Когда люди долго пребывают в одиночестве, например имеют дело только с тем, что недоступно пониманию «толпы» (в кавычках – и не одни, а десяток), как «декаденты» 90-х годов, тогда – потом, выходя в жизнь, они (бывают растеряны), оказываются беспомощными, и часто (многие из них) падают ниже самой «толпы». Так было со многими из нас. Для того чтобы не упасть низко (что, может быть, было и невозможно, ибо никаких личных человеческих сил не хватило бы для борьбы с бурей русской жизни следующих лет), или – хоть иметь надежду подняться, оправиться, отдохнуть и идти к людям, разумея под ними уже не только «толпу») (а это очень возможно для иных, – но не для всех), – для этого надо было иметь большие нравственные силы, т. е. известную «культурную избранность», ибо нравственные фонды наследственны. В наши дни все еще длится – и еще не закончен – этот нравственный отбор; вот почему, между прочим, так сильно еще озлобление, так аккуратно отмеривается и отвешивается количество арийской и семитической крови, так возбуждены национальные чувства; потому не устарели еще и «сословные счеты», ибо бывшие сословия – культурные ценности, и очень важно, какою культурною струей питался каждый из нас (интересно, когда касается тех, кто еще имеет «надежды», т. е. не «выродился», не разложился, не все ему «трын-трава»).

Вчерашнее воззвание Мережковского – очень высоко и очень больно. Он призывает к общественной совести, тогда как у многих из нас еще и личная совесть не ожила.

Пишу я вяло и мутно, как только что родившийся. Чем больше привык к «красивости», тем нескладнее выходят размышления о живом, о том, что во времени и пространстве. Пока не найдешь действительной связи между временным и вневременным, до тех пор не станешь писателем, не только понятным, но и кому-либо и на что-либо, кроме баловства, нужным.

<…>

20 января <1912>

Люба была на могиле отца. Только что поставленный памятник, против ожидания, приличен (грубые, некультурные глыбы – столбы с цепями; медальона, который испортит многое, еще нет). Рядом прислонен бывший деревянный крест, испещренный надписями – излияния химиков: «Чудовские химики», «На этой могиле не надо памятника», «Gloria aeterna» [16] и т. д. А внизу – «Звоните по телефону 40–42, правая кнопка, к гимназистке VIII класса».

Сзади – бедная могила Владимира (Володи) Менделеева, занесенная снегом; Люба отняла у отца два веночка из елки и положила на нее. Люба принесла несколько красных веночков.

Воротясь домой и увидав за окном в столовой подушку из снега, Люба стала представлять, как там идут маленькие человечки на лыжах вдоль по канату.
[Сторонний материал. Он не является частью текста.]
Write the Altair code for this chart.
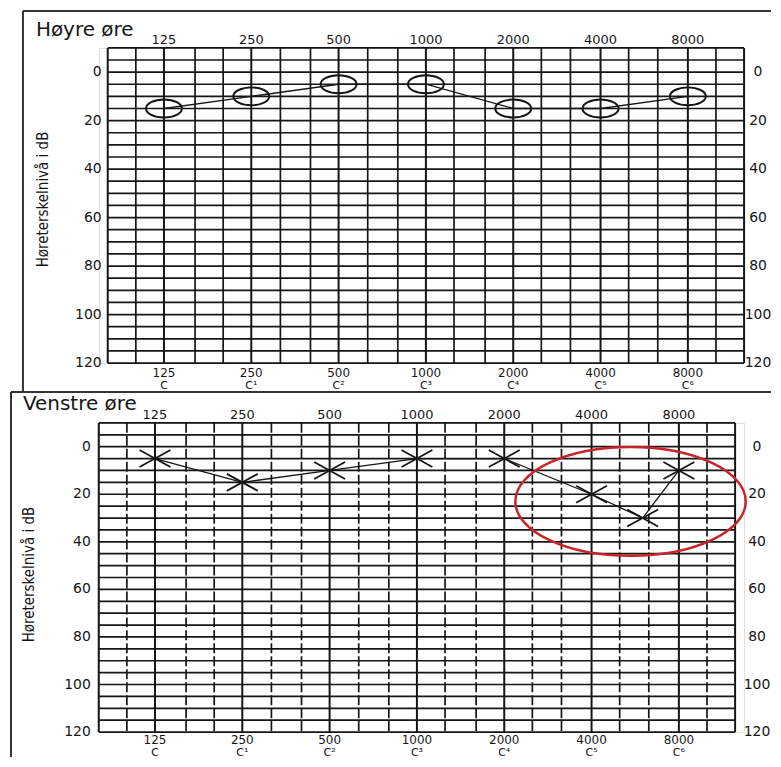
import altair as alt
import pandas as pd

# ---------------- data ----------------
freq_labels = [125, 250, 500, 1000, 2000, 4000, 8000]
freq_text = ["125", "250", "500", "1000", "2000", "4000", "8000"]
note_text = ["C", "C¹", "C²", "C³", "C⁴", "C⁵", "C⁶"]
edge_freqs = [80, 12500]
minor_freqs = [100, 160, 200, 315, 400, 630, 800, 1250, 1600, 2500, 3150, 5000, 6300, 10000]
db_lines = [-10, -5, 0, 5, 10, 15, 20, 25, 30, 35, 40, 45, 50, 55, 60, 65, 70, 75, 80,
            85, 90, 95, 100, 105, 110, 115, 120]
db_labels = [0, 20, 40, 60, 80, 100, 120]

right_freq = [125, 250, 500, 1000, 2000, 4000, 8000]
right_db = [15, 10, 5, 5, 15, 15, 10]

left_freq = [125, 250, 500, 1000, 2000, 4000, 6000, 8000]
left_db = [5, 15, 10, 5, 5, 20, 30, 10]

highlight_freq = [5450]
highlight_db = [23]

INK = "#161616"
NUM_FONT = "DejaVu Sans"
NARROW = "Liberation Sans Narrow, DejaVu Sans Condensed, Liberation Sans, sans-serif"

CIRCLE = "M -1 0 A 1 0.5 0 1 1 1 0 A 1 0.5 0 1 1 -1 0 Z"
XMARK = "M -1 -0.55 L 1 0.55 M -1 0.55 L 1 -0.55"
ELLIPSE = "M -1 0 A 1 0.472 0 1 1 1 0 A 1 0.472 0 1 1 -1 0 Z"

one = alt.Data(values=[{"a": 1}])


def panel(title, freqs, dbs, shape, msize, mwidth, x_range, W, H, pos, dashed, highlight):
    xs = alt.Scale(type="log", domain=[80, 12500], range=x_range)
    ys = alt.Scale(domain=[-10, 120], reverse=True)
    X = lambda f: alt.X(f, type="quantitative", scale=xs, axis=None)
    Y = lambda f: alt.Y(f, type="quantitative", scale=ys, axis=None)

    hdf = pd.DataFrame({"db": db_lines})
    hgrid = alt.Chart(hdf).mark_rule(color=INK, strokeWidth=1.7).encode(
        y=Y("db"),
        x=alt.X(datum=80, type="quantitative", scale=xs, axis=None),
        x2=alt.X2(datum=12500),
    )
    vsolid = alt.Chart(pd.DataFrame({"f": freq_labels + edge_freqs})).mark_rule(
        color=INK, strokeWidth=2).encode(
        x=X("f"),
        y=alt.Y(datum=-10, type="quantitative", scale=ys, axis=None),
        y2=alt.Y2(datum=120),
    )
    minor_kw = dict(color=INK, strokeWidth=1.7)
    if dashed:
        minor_kw["strokeDash"] = [10, 3]
    vminor = alt.Chart(pd.DataFrame({"f": minor_freqs})).mark_rule(**minor_kw).encode(
        x=X("f"),
        y=alt.Y(datum=-10, type="quantitative", scale=ys, axis=None),
        y2=alt.Y2(datum=120),
    )

    ddf = pd.DataFrame({"f": freqs, "db": dbs})
    line = alt.Chart(ddf).mark_line(color=INK, strokeWidth=1.3).encode(x=X("f"), y=Y("db"))
    marks = alt.Chart(ddf).mark_point(
        shape=shape, size=msize, filled=False, stroke=INK, strokeWidth=mwidth, opacity=1
    ).encode(x=X("f"), y=Y("db"))

    fdf = pd.DataFrame({"f": freq_labels, "t": freq_text, "n": note_text})
    top_lab = alt.Chart(fdf).mark_text(font=NUM_FONT, fontSize=13, color=INK, baseline="middle").encode(
        x=X("f"), y=alt.value(-8), text="t:N")
    bot_lab = alt.Chart(fdf).mark_text(font=NUM_FONT, fontSize=12, color=INK, baseline="middle").encode(
        x=X("f"), y=alt.value(H + pos["num_dy"]), text="t:N")
    note_lab = alt.Chart(fdf).mark_text(font=NUM_FONT, fontSize=11, color=INK, baseline="middle").encode(
        x=X("f"), y=alt.value(H + pos["note_dy"]), text="n:N")

    ldf = pd.DataFrame({"db": db_labels})
    left_lab = alt.Chart(ldf).mark_text(font=NUM_FONT, fontSize=14, color=INK, align="right",
                                        baseline="middle").encode(
        x=alt.value(pos["left_lab"]), y=Y("db"), text="db:Q")
    right_lab = alt.Chart(ldf).mark_text(font=NUM_FONT, fontSize=14, color=INK, align="center",
                                         baseline="middle").encode(
        x=alt.value(pos["right_lab"]), y=Y("db"), text="db:Q")

    ttl = alt.Chart(one).mark_text(text=title, font=NUM_FONT, fontSize=20, color=INK, align="left",
                                   baseline="middle").encode(
        x=alt.value(pos["title_x"]), y=alt.value(pos["title_y"]))
    ytl = alt.Chart(one).mark_text(text="Høreterskelnivå i dB", font=NARROW, fontSize=15, color=INK,
                                   angle=270, align="center", baseline="middle").encode(
        x=alt.value(pos["ytitle_x"]), y=alt.value(pos["ytitle_y"]))

    fx = pos["frame_x"]
    frame = [
        alt.Chart(one).mark_rule(color="#333", strokeWidth=2).encode(
            x=alt.value(fx), y=alt.value(pos["frame_top"]), y2=alt.value(pos["frame_bottom"])),
        alt.Chart(one).mark_rule(color="#333", strokeWidth=2).encode(
            x=alt.value(fx), x2=alt.value(pos["frame_right"]), y=alt.value(pos["frame_top"])),
    ]
    if pos.get("frame_close"):
        frame.append(alt.Chart(one).mark_rule(color="#444", strokeWidth=1.6).encode(
            x=alt.value(fx), x2=alt.value(pos["frame_right"]), y=alt.value(pos["frame_bottom"])))

    layers = [hgrid, vsolid, vminor, line, marks, top_lab, bot_lab, note_lab,
              left_lab, right_lab, ttl, ytl] + frame
    if highlight:
        hl = alt.Chart(pd.DataFrame({"f": highlight_freq, "db": highlight_db})).mark_point(
            shape=ELLIPSE, size=53361, filled=False, stroke="#c9232b", strokeWidth=2.5, opacity=1
        ).encode(x=X("f"), y=Y("db"))
        layers.append(hl)
    return alt.layer(*layers).properties(width=W, height=H)


W = 647
H1 = 316
H2 = 310
top = panel("Høyre øre", right_freq, right_db, CIRCLE, 1300, 2, [9, 647], W, H1,
            dict(left_lab=3, right_lab=661, title_x=-63, title_y=-18, ytitle_x=-56, ytitle_y=152,
                 num_dy=10, note_dy=23,
                 frame_x=-76, frame_top=-37, frame_bottom=H1 + 29, frame_right=674, frame_close=True),
            dashed=False, highlight=False)
bottom = panel("Venstre øre", left_freq, left_db, XMARK, 960, 1.8, [0, 638], W, H2,
               dict(left_lab=-8, right_lab=660, title_x=-76, title_y=-19, ytitle_x=-70, ytitle_y=152,
                    num_dy=8, note_dy=21,
                    frame_x=-88, frame_top=-31, frame_bottom=H2 + 25, frame_right=674),
               dashed=True, highlight=True)

chart = alt.vconcat(top, bottom, spacing=60, bounds="flush").resolve_scale(
    x="independent", y="independent"
).properties(
    padding={"left": 1, "top": 0, "right": 0, "bottom": 0}
).configure_view(stroke=None).configure(background="white")

chart.save("out.html", embed_options={"renderer": "svg", "actions": False})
Придется подарить ей коробку оловянных солдатиков.

<…>

26 января <1912>

Мама третьего дня вдруг стала говорить, что хочет заняться спиритизмом. Я ответил на это, что лучше говеть, например у Аггеева (если она может).

<…>

28 февраля <1912>

Вчера обедала мама, разговор сначала тяжелый, потом – хороший. Ночью я провожал ее на извозчике через Троицкий мост по мокрому снегу. Ей стало нравиться у нас в квартире – в большой степени от улучшения отношения Любы.

Сегодня днем – книги у букиниста (большой французский словарь истории и географии и Аполлодор). Вечерние прогулки (возобновляющиеся, давно не испытанные) по мрачным местам, где хулиганы бьют фонари, пристает щенок, тусклые окна с занавесочками. Девочка идет – издали слышно, точно лошадь тяжело дышит: очевидно, чахотка; она давится от глухого кашля, через несколько шагов наклоняется… Страшный мир.

<…>

20 марта <1912>

<…>

Вчера вечером передо мной пьяный на Большом проспекте на всем ходу соскочил с трамвая, но не вниз (как трезвые), а вверх (как пьяные). Оттого, как упал, так и остался лежать, – и струйка крови текла по лбу. Еще жив, кажется.

24 марта. «Страстная суббота»

«Собирают мнения писателей о самоубийцах. Эти мнения будут читать люди, которые нисколько не собираются кончать жизнь. Прочтут мнение о самоубийстве, потом – телеграмму о том, что где-нибудь кто-нибудь повешен, а где-нибудь какой-нибудь министр покидает свой пост и т. д. и т. д., а потом, не руководствуясь ни тем, ни другим, ни третьим, пойдут по житейским делам, какие кому назначены.